-- START OF Data supplied --

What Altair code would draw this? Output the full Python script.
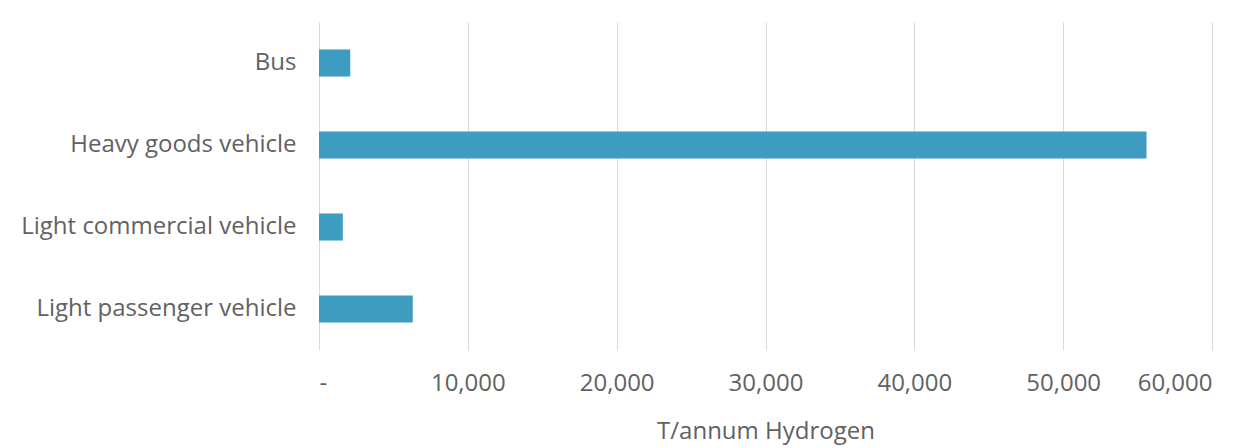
import altair as alt
import pandas as pd

categories = ["Bus", "Heavy goods vehicle", "Light commercial vehicle", "Light passenger vehicle"]
values = [2100, 55600, 1600, 6300]
x_ticks = [0, 10000, 20000, 30000, 40000, 50000, 60000]

df = pd.DataFrame({"category": categories, "value": values})

FONT = "Open Sans"
GRAY = "#626262"

chart = (
    alt.Chart(df)
    .mark_bar(color="#3d9cc0")
    .encode(
        x=alt.X(
            "value:Q",
            scale=alt.Scale(domain=[0, 60000], nice=False),
            axis=alt.Axis(
                title="T/annum Hydrogen",
                values=x_ticks,
                labelExpr="datum.value == 0 ? '-' : format(datum.value, ',')",
                grid=True,
                gridColor="#d9d9d9",
                domain=False,
                ticks=False,
                labelPadding=21,
                labelFontSize=24,
                labelColor=GRAY,
                labelFont=FONT,
                titleFont=FONT,
                titleFontSize=24,
                titleFontWeight="normal",
                titleColor=GRAY,
                titlePadding=24,
            ),
        ),
        y=alt.Y(
            "category:N",
            sort=categories,
            scale=alt.Scale(paddingInner=0.67, paddingOuter=0.335),
            axis=alt.Axis(
                title=None,
                domain=False,
                ticks=False,
                labelPadding=23,
                labelFontSize=24,
                labelLimit=400,
                labelColor=GRAY,
                labelFont=FONT,
            ),
        ),
    )
    .properties(
        width=893,
        height=328,
        autosize=alt.AutoSizeParams(type="none"),
        padding={"left": 311, "top": 14, "right": 30, "bottom": 96},
    )
    .configure(background="white")
    .configure_view(stroke=None)
)

chart.save("out.html", embed_options={"renderer": "svg", "actions": False})
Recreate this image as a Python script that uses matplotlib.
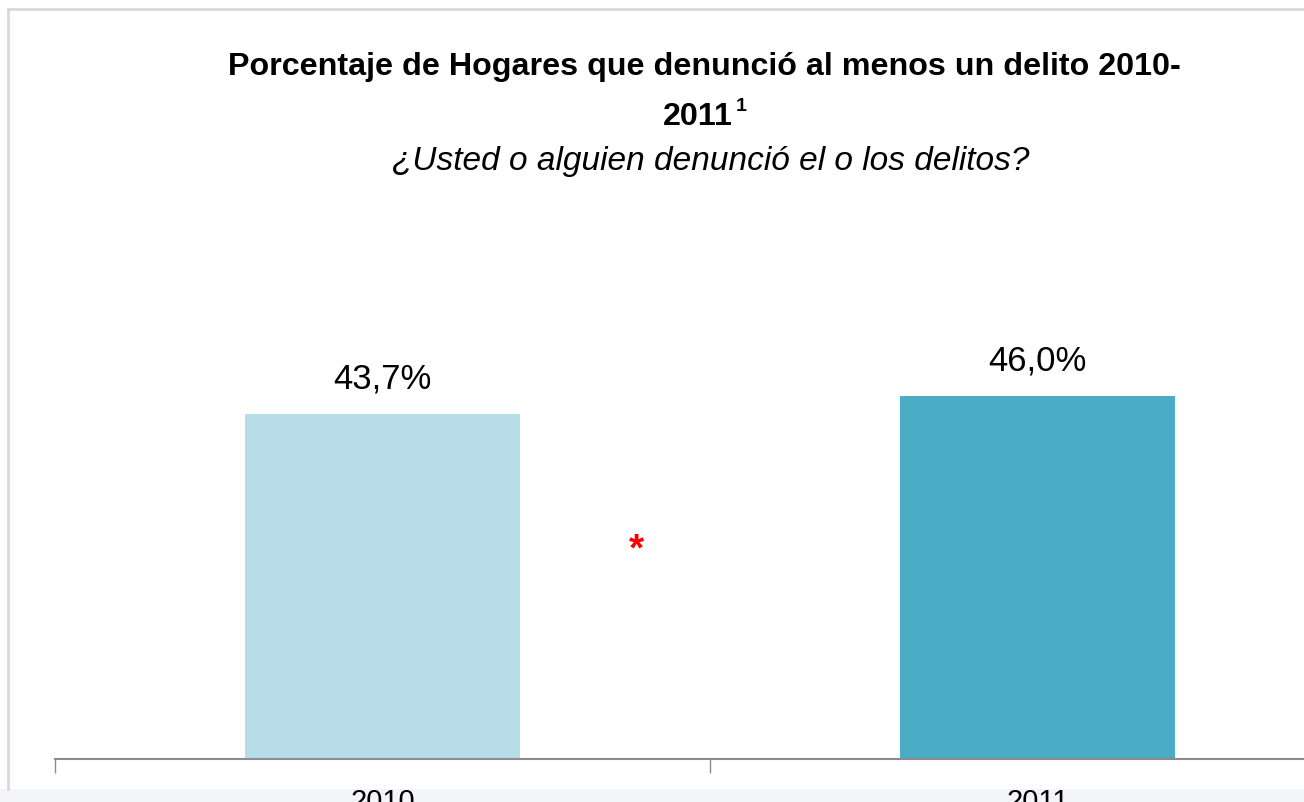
import matplotlib.pyplot as plt
from matplotlib.patches import Rectangle

# data
years = ['2010', '2011']
values = [43.7, 46.0]
labels = ['43,7%', '46,0%']
colors = ['#b7dde8', '#4bacc6']

plt.rcParams['font.family'] = ['Liberation Sans', 'DejaVu Sans']

fig = plt.figure(figsize=(13.04, 8.03), dpi=100)
W, H = 1304, 803

# light strip at the bottom and chart frame
fig.patches.append(Rectangle((0, 0), 1, 13 / H, transform=fig.transFigure,
                             facecolor='#f3f5f8', edgecolor='none', zorder=-1))
fig.add_artist(plt.Line2D([8 / W, 8 / W], [1 - 790 / H, 1 - 10 / H],
                          color='#d9d9d9', lw=2, transform=fig.transFigure))
fig.add_artist(plt.Line2D([8 / W, 1], [1 - 10 / H, 1 - 10 / H],
                          color='#d9d9d9', lw=2, transform=fig.transFigure))

# axes: x from -0.5 (px 55) to 1.5 (px 1365), y 0 at px 760, 7.89 px per unit
ax = fig.add_axes([55 / W, 1 - 760 / H, 1310 / W, 50 * 7.89 / H])
ax.set_zorder(2)
ax.set_xlim(-0.5, 1.5)
ax.set_ylim(0, 50)
ax.patch.set_alpha(0)

x = range(len(years))
ax.bar(x, values, width=0.42, color=colors, zorder=2)
for xi, v, lab in zip(x, values, labels):
    ax.annotate(lab, (xi, v), xytext=(0, 14), textcoords='offset points',
                ha='center', va='bottom', fontsize=25)

for s in ['top', 'right', 'left']:
    ax.spines[s].set_visible(False)
ax.spines['bottom'].set_color('#8c8c8c')
ax.spines['bottom'].set_linewidth(1.5)
ax.set_yticks([])
ax.set_xticks([-0.5, 0.5, 1.5])
ax.set_xticklabels([])
ax.set_xticks(list(x), years, minor=True)
ax.tick_params(axis='x', which='major', length=10, color='#8c8c8c', width=1)
ax.tick_params(axis='x', which='minor', length=0, labelsize=21, pad=20)

# red asterisk between bars
ax.text(0.387, 26.5, '*', color='#ff0000', fontsize=28, fontweight='bold',
        ha='center', va='center')

# titles
fig.text(704 / W, 1 - 75 / H, 'Porcentaje de Hogares que denunció al menos un delito 2010-',
         ha='center', va='baseline', fontsize=23.2, fontweight='bold')
fig.text(698 / W, 1 - 125 / H, '2011', ha='center', va='baseline',
         fontsize=23.2, fontweight='bold')
fig.text(736 / W, 1 - 111 / H, '1', ha='left', va='baseline',
         fontsize=14, fontweight='bold')
fig.text(711 / W, 1 - 170 / H, '¿Usted o alguien denunció el o los delitos?',
         ha='center', va='baseline', fontsize=24, style='italic')

fig.savefig('out.png', dpi=100)
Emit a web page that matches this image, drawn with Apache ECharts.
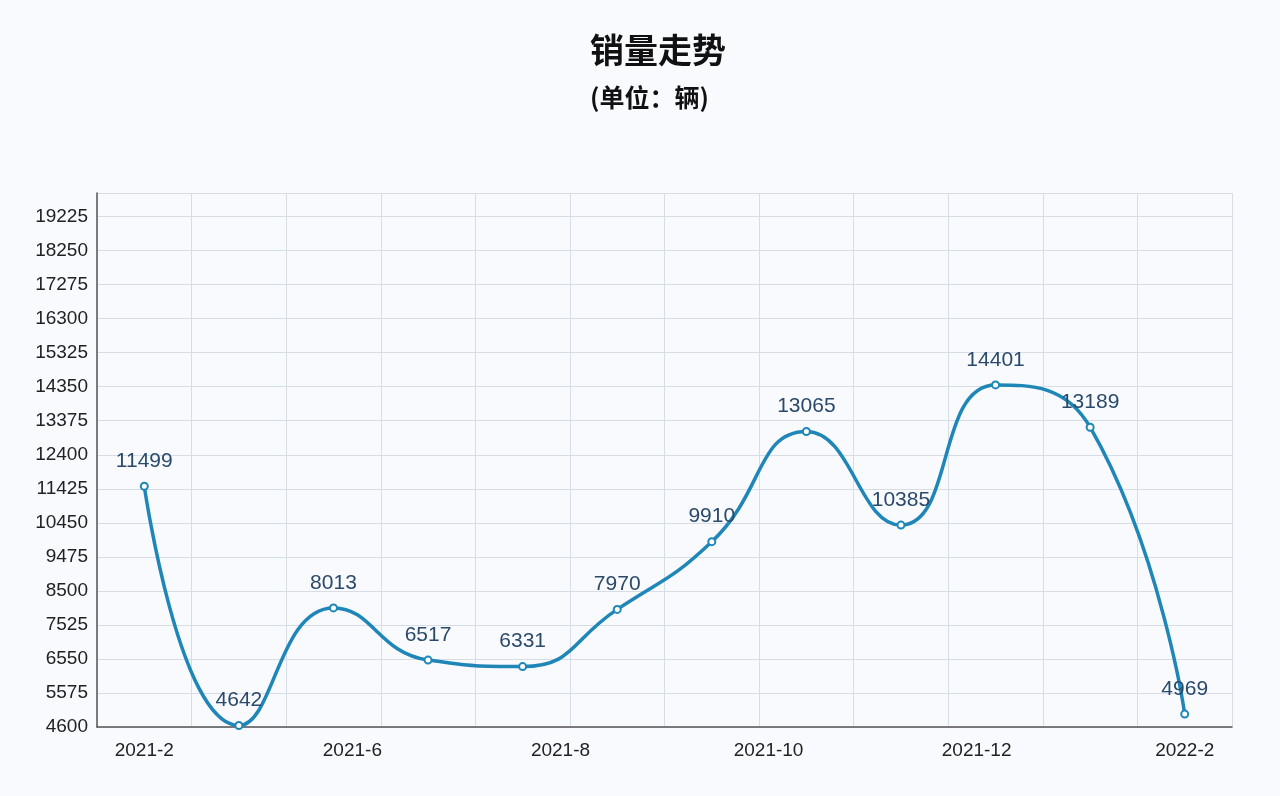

-- END OF Data supplied --

__Directions__
Every record must be copied exactly, with the pictures left out.

__Expected output__
What Altair code would draw this? Output the full Python script.
import altair as alt
import pandas as pd

categories = ["Bus", "Heavy goods vehicle", "Light commercial vehicle", "Light passenger vehicle"]
values = [2100, 55600, 1600, 6300]
x_ticks = [0, 10000, 20000, 30000, 40000, 50000, 60000]

df = pd.DataFrame({"category": categories, "value": values})

FONT = "Open Sans"
GRAY = "#626262"

chart = (
    alt.Chart(df)
    .mark_bar(color="#3d9cc0")
    .encode(
        x=alt.X(
            "value:Q",
            scale=alt.Scale(domain=[0, 60000], nice=False),
            axis=alt.Axis(
                title="T/annum Hydrogen",
                values=x_ticks,
                labelExpr="datum.value == 0 ? '-' : format(datum.value, ',')",
                grid=True,
                gridColor="#d9d9d9",
                domain=False,
                ticks=False,
                labelPadding=21,
                labelFontSize=24,
                labelColor=GRAY,
                labelFont=FONT,
                titleFont=FONT,
                titleFontSize=24,
                titleFontWeight="normal",
                titleColor=GRAY,
                titlePadding=24,
            ),
        ),
        y=alt.Y(
            "category:N",
            sort=categories,
            scale=alt.Scale(paddingInner=0.67, paddingOuter=0.335),
            axis=alt.Axis(
                title=None,
                domain=False,
                ticks=False,
                labelPadding=23,
                labelFontSize=24,
                labelLimit=400,
                labelColor=GRAY,
                labelFont=FONT,
            ),
        ),
    )
    .properties(
        width=893,
        height=328,
        autosize=alt.AutoSizeParams(type="none"),
        padding={"left": 311, "top": 14, "right": 30, "bottom": 96},
    )
    .configure(background="white")
    .configure_view(stroke=None)
)

chart.save("out.html", embed_options={"renderer": "svg", "actions": False})
Recreate this image as a Python script that uses matplotlib.
import matplotlib.pyplot as plt
from matplotlib.patches import Rectangle

# data
years = ['2010', '2011']
values = [43.7, 46.0]
labels = ['43,7%', '46,0%']
colors = ['#b7dde8', '#4bacc6']

plt.rcParams['font.family'] = ['Liberation Sans', 'DejaVu Sans']

fig = plt.figure(figsize=(13.04, 8.03), dpi=100)
W, H = 1304, 803

# light strip at the bottom and chart frame
fig.patches.append(Rectangle((0, 0), 1, 13 / H, transform=fig.transFigure,
                             facecolor='#f3f5f8', edgecolor='none', zorder=-1))
fig.add_artist(plt.Line2D([8 / W, 8 / W], [1 - 790 / H, 1 - 10 / H],
                          color='#d9d9d9', lw=2, transform=fig.transFigure))
fig.add_artist(plt.Line2D([8 / W, 1], [1 - 10 / H, 1 - 10 / H],
                          color='#d9d9d9', lw=2, transform=fig.transFigure))

# axes: x from -0.5 (px 55) to 1.5 (px 1365), y 0 at px 760, 7.89 px per unit
ax = fig.add_axes([55 / W, 1 - 760 / H, 1310 / W, 50 * 7.89 / H])
ax.set_zorder(2)
ax.set_xlim(-0.5, 1.5)
ax.set_ylim(0, 50)
ax.patch.set_alpha(0)

x = range(len(years))
ax.bar(x, values, width=0.42, color=colors, zorder=2)
for xi, v, lab in zip(x, values, labels):
    ax.annotate(lab, (xi, v), xytext=(0, 14), textcoords='offset points',
                ha='center', va='bottom', fontsize=25)

for s in ['top', 'right', 'left']:
    ax.spines[s].set_visible(False)
ax.spines['bottom'].set_color('#8c8c8c')
ax.spines['bottom'].set_linewidth(1.5)
ax.set_yticks([])
ax.set_xticks([-0.5, 0.5, 1.5])
ax.set_xticklabels([])
ax.set_xticks(list(x), years, minor=True)
ax.tick_params(axis='x', which='major', length=10, color='#8c8c8c', width=1)
ax.tick_params(axis='x', which='minor', length=0, labelsize=21, pad=20)

# red asterisk between bars
ax.text(0.387, 26.5, '*', color='#ff0000', fontsize=28, fontweight='bold',
        ha='center', va='center')

# titles
fig.text(704 / W, 1 - 75 / H, 'Porcentaje de Hogares que denunció al menos un delito 2010-',
         ha='center', va='baseline', fontsize=23.2, fontweight='bold')
fig.text(698 / W, 1 - 125 / H, '2011', ha='center', va='baseline',
         fontsize=23.2, fontweight='bold')
fig.text(736 / W, 1 - 111 / H, '1', ha='left', va='baseline',
         fontsize=14, fontweight='bold')
fig.text(711 / W, 1 - 170 / H, '¿Usted o alguien denunció el o los delitos?',
         ha='center', va='baseline', fontsize=24, style='italic')

fig.savefig('out.png', dpi=100)
Emit a web page that matches this image, drawn with Apache ECharts.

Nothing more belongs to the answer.